Raw records:
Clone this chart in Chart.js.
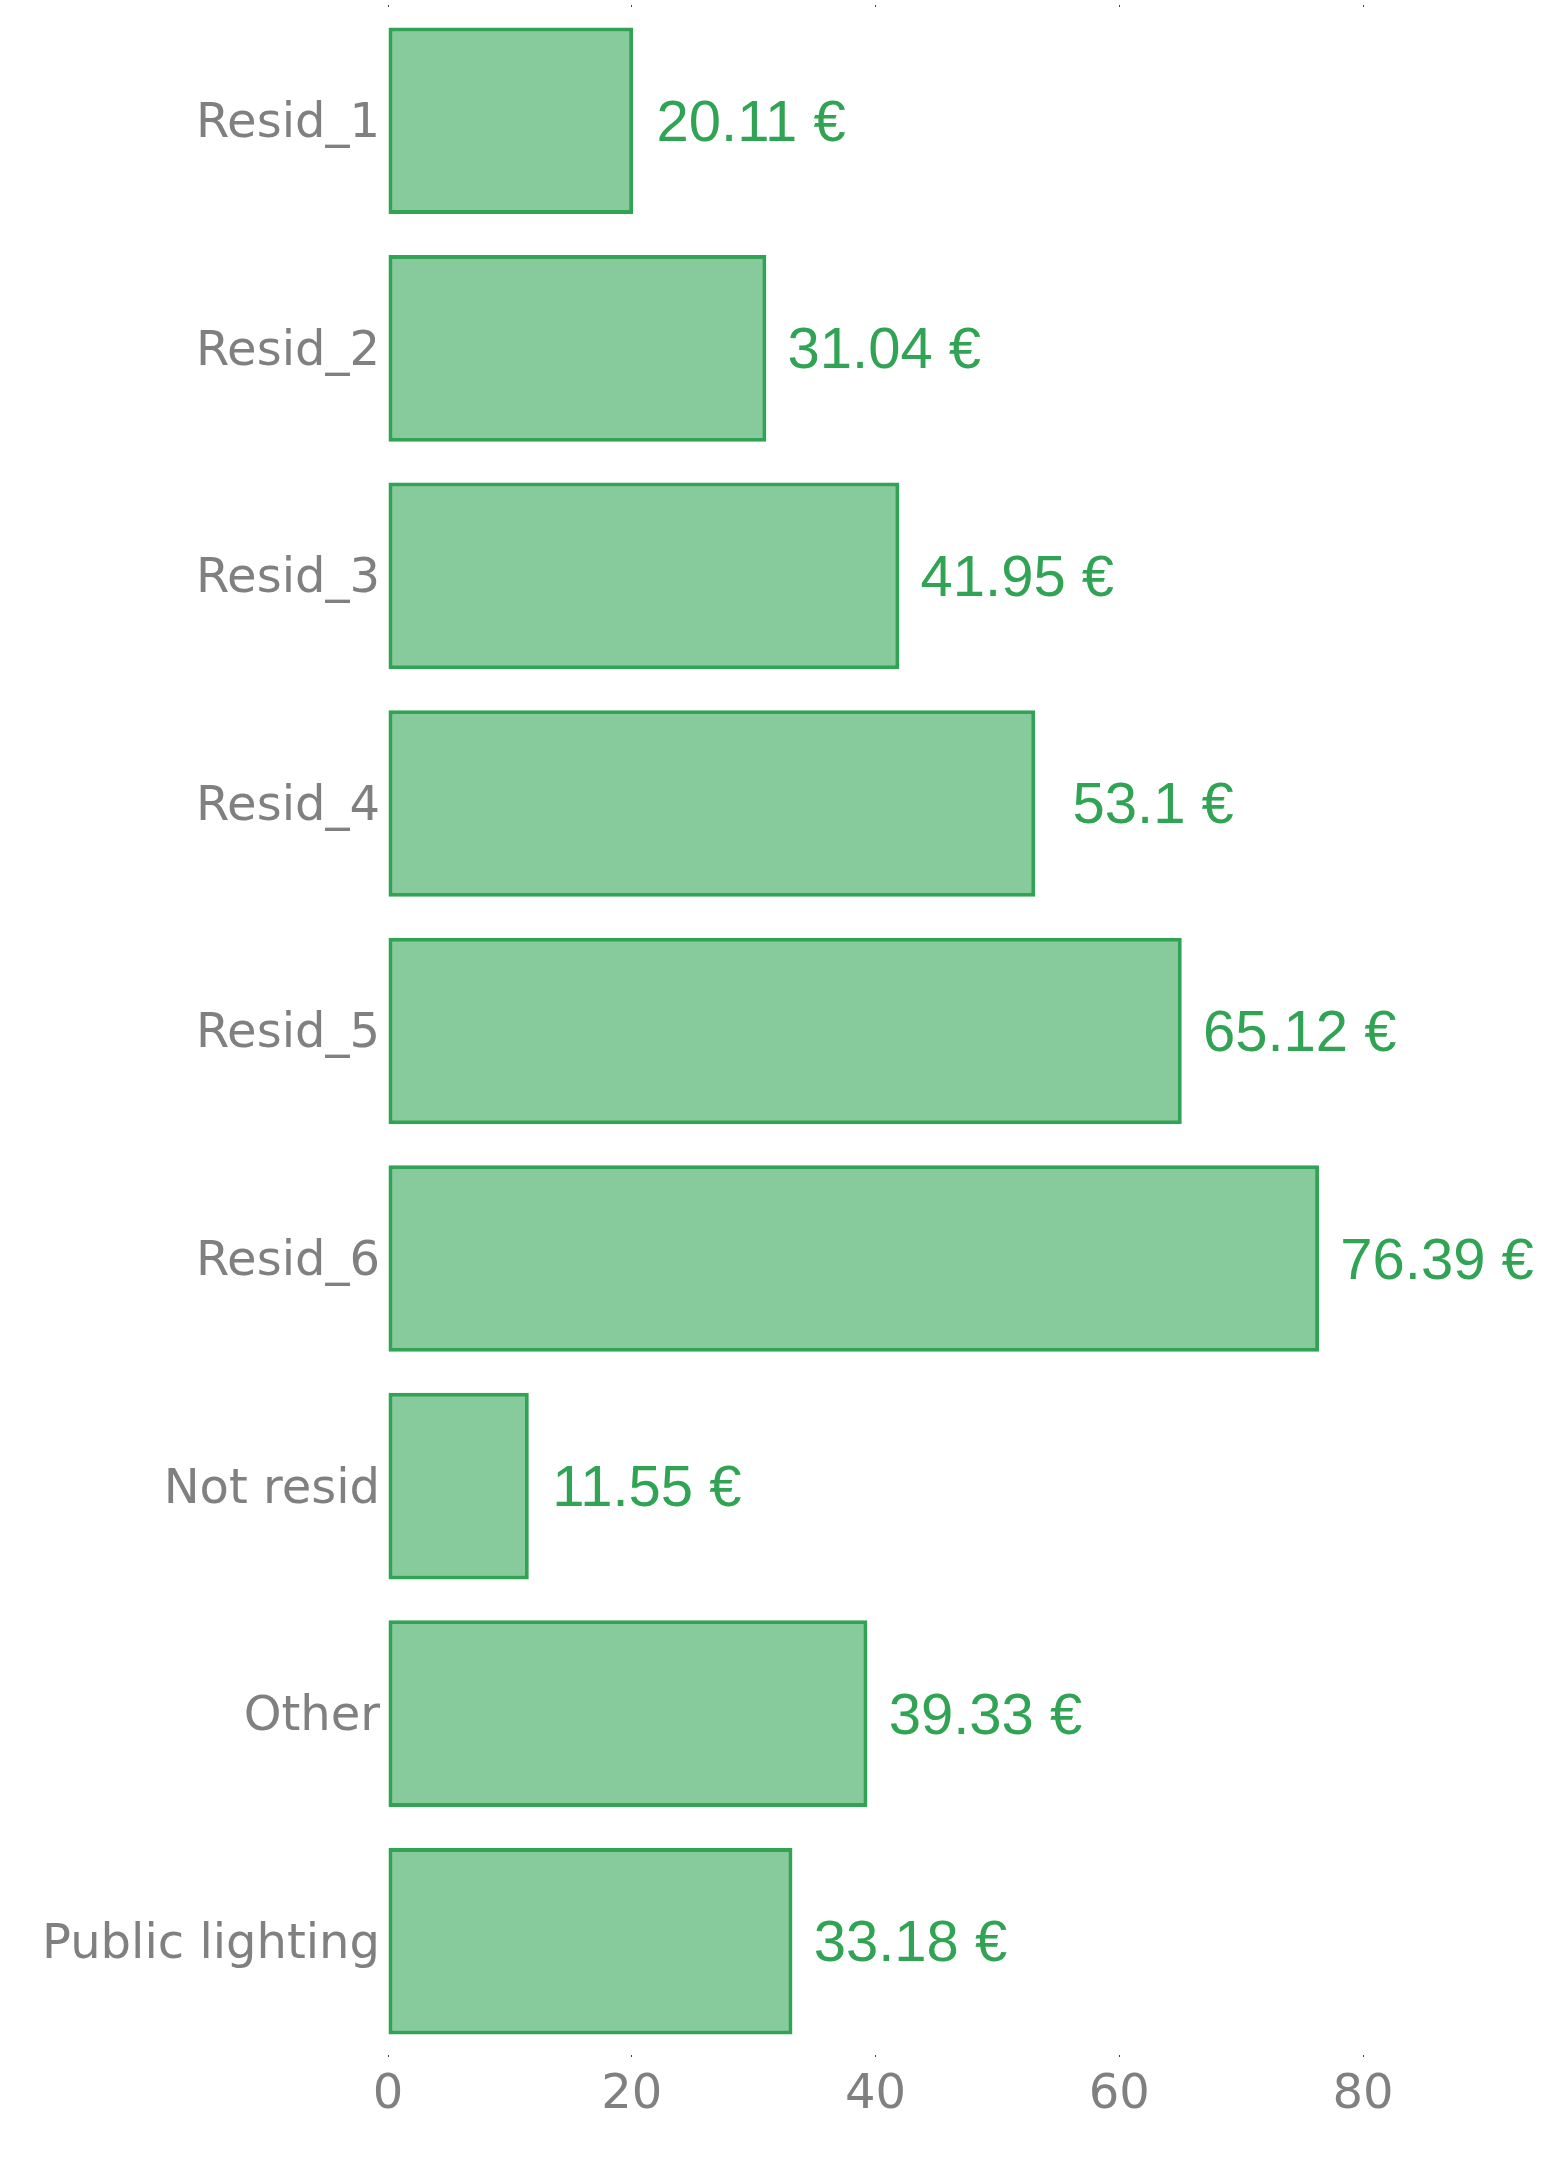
<!DOCTYPE html>
<html>
<head>
<meta charset="utf-8">
<script src="https://cdn.jsdelivr.net/npm/chart.js@4/dist/chart.umd.min.js"></script>
<style>
  html, body { margin: 0; padding: 0; background: #fff; }
  #wrap { width: 1558px; height: 2165px; }
</style>
</head>
<body>
<div id="wrap"><canvas id="costChart" width="1558" height="2165"></canvas></div>
<script>
const categories = ["Resid_1", "Resid_2", "Resid_3", "Resid_4", "Resid_5", "Resid_6", "Not resid", "Other", "Public lighting"];
const costs = [20.11, 31.04, 41.95, 53.1, 65.12, 76.39, 11.55, 39.33, 33.18];
const tickValues = [0, 20, 40, 60, 80];

const green = "#31a354";
const grey = "#808080";

const valueLabels = {
  id: "valueLabels",
  afterDatasetsDraw(chart) {
    const ctx = chart.ctx;
    const meta = chart.getDatasetMeta(0);
    ctx.save();
    ctx.font = "58px 'Liberation Sans', Arial, sans-serif";
    ctx.fillStyle = green;
    ctx.textAlign = "center";
    ctx.textBaseline = "middle";
    meta.data.forEach((bar, i) => {
      ctx.fillText(costs[i] + " €", bar.x + 118, bar.y + 4);
    });
    ctx.restore();
  },
};

const setTicks = (scale) => {
  scale.ticks = tickValues.map((v) => ({ value: v }));
};

new Chart(document.getElementById("costChart"), {
  type: "bar",
  data: {
    labels: categories,
    datasets: [
      {
        data: costs,
        xAxisID: "x",
        backgroundColor: "rgba(49, 163, 84, 0.58)",
        borderColor: green,
        borderWidth: 4,
        borderSkipped: false,
        barPercentage: 0.82,
        categoryPercentage: 1,
      },
    ],
  },
  options: {
    indexAxis: "y",
    responsive: false,
    animation: false,
    layout: { padding: { top: 0, right: 73, bottom: 0, left: 0 } },
    plugins: {
      legend: { display: false },
      tooltip: { enabled: false },
    },
    scales: {
      x: {
        position: "bottom",
        min: 0,
        max: 90,
        afterBuildTicks: setTicks,
        afterFit: (scale) => {
          scale.height = 110;
          scale.paddingLeft = 0;
          scale.paddingRight = 0;
        },
        border: { display: false },
        grid: { drawOnChartArea: false, tickLength: 2, color: "#444" },
        ticks: {
          padding: 10,
          color: grey,
          font: { family: "'DejaVu Sans', Verdana, sans-serif", size: 48 },
        },
      },
      xTop: {
        position: "top",
        min: 0,
        max: 90,
        afterBuildTicks: setTicks,
        afterFit: (scale) => {
          scale.height = 7;
          scale.paddingLeft = 0;
          scale.paddingRight = 0;
        },
        border: { display: false },
        grid: { drawOnChartArea: false, tickLength: 2, color: "#444" },
        ticks: { display: false },
      },
      y: {
        afterFit: (scale) => {
          scale.width = 388;
          scale.paddingTop = 0;
          scale.paddingBottom = 0;
        },
        border: { display: false },
        grid: { display: false, drawTicks: false },
        ticks: {
          padding: 8,
          labelOffset: 4,
          color: grey,
          font: { family: "'DejaVu Sans', Verdana, sans-serif", size: 48 },
        },
      },
    },
  },
  plugins: [valueLabels],
});
</script>
</body>
</html>
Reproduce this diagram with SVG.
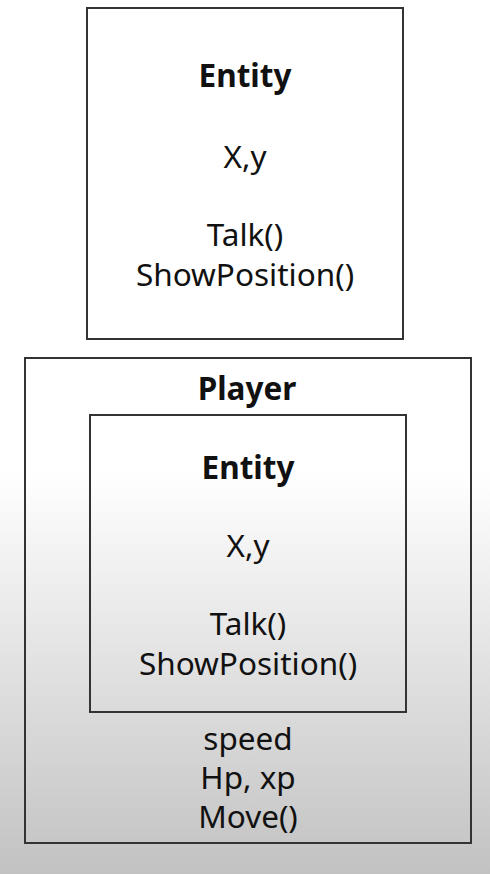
<svg xmlns="http://www.w3.org/2000/svg" width="490" height="874" viewBox="0 0 490 874">
<defs>
<linearGradient id="bg" x1="0" y1="0" x2="0" y2="874" gradientUnits="userSpaceOnUse">
<stop offset="0" stop-color="#ffffff"/>
<stop offset="0.54" stop-color="#ffffff"/>
<stop offset="1" stop-color="#c2c2c2"/>
</linearGradient>
</defs>
<style>
.box{fill:none;stroke:#333333;stroke-width:2}
text{font-family:"Noto Sans","Open Sans","DejaVu Sans",sans-serif;font-size:31.5px;fill:#111111;text-anchor:middle}
.b{font-weight:bold}
</style>
<rect x="0" y="0" width="490" height="874" fill="url(#bg)"/>
<g id="entity-top">
<rect class="box" x="87" y="8" width="316" height="331"/>
<text class="b" x="245" y="87">Entity</text>
<text x="245" y="168">X,y</text>
<text x="245" y="246">Talk()</text>
<text x="245" y="286">ShowPosition()</text>
</g>
<g id="player">
<rect class="box" x="25" y="358" width="446" height="485"/>
<text class="b" x="247" y="400">Player</text>
<text x="248" y="750">speed</text>
<text x="248" y="789">Hp, xp</text>
<text x="248" y="828">Move()</text>
</g>
<g id="entity-inner">
<rect class="box" x="90" y="415" width="316" height="297"/>
<text class="b" x="248" y="479">Entity</text>
<text x="248" y="557">X,y</text>
<text x="248" y="635">Talk()</text>
<text x="248" y="675">ShowPosition()</text>
</g>
<g id="connectors"/>
</svg>
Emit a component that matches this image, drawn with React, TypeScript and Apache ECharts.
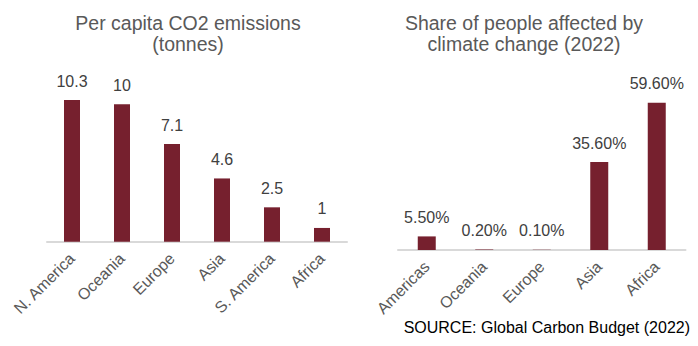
import React, { useEffect, useRef } from "react";
import * as echarts from "echarts";

const emissionRegions = ["N. America", "Oceania", "Europe", "Asia", "S. America", "Africa"];
const emissionValues = [10.3, 10, 7.1, 4.6, 2.5, 1];

const affectedRegions = ["Americas", "Oceania", "Europe", "Asia", "Africa"];
const affectedValues = [5.5, 0.2, 0.1, 35.6, 59.6];

const BAR = "#76202E";
const FONT = "'Liberation Sans', Arial, sans-serif";

export default function App() {
  const ref = useRef<HTMLDivElement>(null);
  useEffect(() => {
    if (!ref.current) return;
    const chart = echarts.init(ref.current, undefined, { renderer: "svg" });
    const axisLabel = {
      rotate: 45,
      color: "#595959",
      fontSize: 16,
      fontFamily: FONT,
      margin: 14,
      interval: 0,
    };
    const axisLine = { show: true, lineStyle: { color: "#D9D9D9", width: 2 } };
    const titleStyle = { fontSize: 19.5, fontWeight: "normal", color: "#595959", lineHeight: 21, fontFamily: FONT };
    chart.setOption({
      animation: false,
      textStyle: { fontFamily: FONT },
      title: [
        {
          text: "Per capita CO2 emissions\n(tonnes)",
          left: 183,
          top: 7,
          textAlign: "center",
          textStyle: titleStyle,
        },
        {
          text: "Share of people affected by\nclimate change (2022)",
          left: 519,
          top: 7,
          textAlign: "center",
          textStyle: titleStyle,
        },
      ],
      graphic: [
        {
          type: "text",
          right: 8,
          top: 319,
          style: { text: "SOURCE: Global Carbon Budget (2022)", fontSize: 16, fill: "#000", fontFamily: FONT },
        },
      ],
      grid: [
        { left: 47, right: 351, top: 76.7, bottom: 104.3 },
        { left: 398, right: 12.5, top: 77, bottom: 96 },
      ],
      xAxis: [
        {
          type: "category",
          gridIndex: 0,
          data: emissionRegions,
          axisLine,
          axisTick: { show: false },
          axisLabel,
        },
        {
          type: "category",
          gridIndex: 1,
          data: affectedRegions,
          axisLine,
          axisTick: { show: false },
          axisLabel,
        },
      ],
      yAxis: [
        { type: "value", gridIndex: 0, min: 0, max: 12, show: false, splitLine: { show: false } },
        { type: "value", gridIndex: 1, min: 0, max: 70, show: false, splitLine: { show: false } },
      ],
      series: [
        {
          type: "bar",
          xAxisIndex: 0,
          yAxisIndex: 0,
          data: emissionValues,
          barWidth: 16,
          itemStyle: { color: BAR },
          label: {
            show: true,
            position: "top",
            distance: 11,
            fontSize: 16,
            color: "#404040",
            fontFamily: FONT,
          },
        },
        {
          type: "bar",
          xAxisIndex: 1,
          yAxisIndex: 1,
          data: affectedValues,
          barWidth: 18,
          itemStyle: { color: BAR },
          label: {
            show: true,
            position: "top",
            distance: 11,
            fontSize: 16,
            color: "#404040",
            fontFamily: FONT,
            formatter: (p: any) => p.value.toFixed(2) + "%",
          },
        },
      ],
    });
    return () => chart.dispose();
  }, []);
  return (
    <div
      ref={ref}
      style={{ position: "fixed", left: 0, top: 0, width: 698, height: 346, background: "#fff" }}
    />
  );
}
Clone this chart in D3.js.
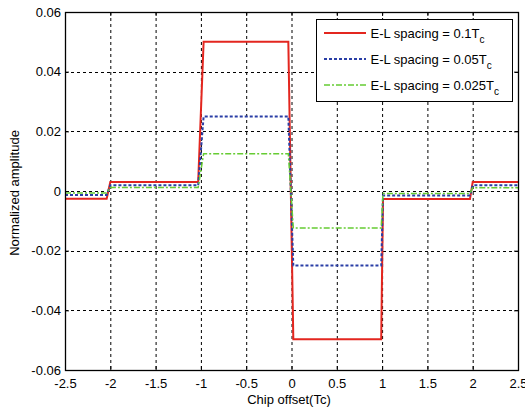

Task description: List the lines that contain the word "this".

Answer in full:
Clone this chart in Chart.js.
Reproduce this diagram with SVG.
Emit a component that matches this image, drawn with React, TypeScript and Apache ECharts.
Clone this chart in D3.js.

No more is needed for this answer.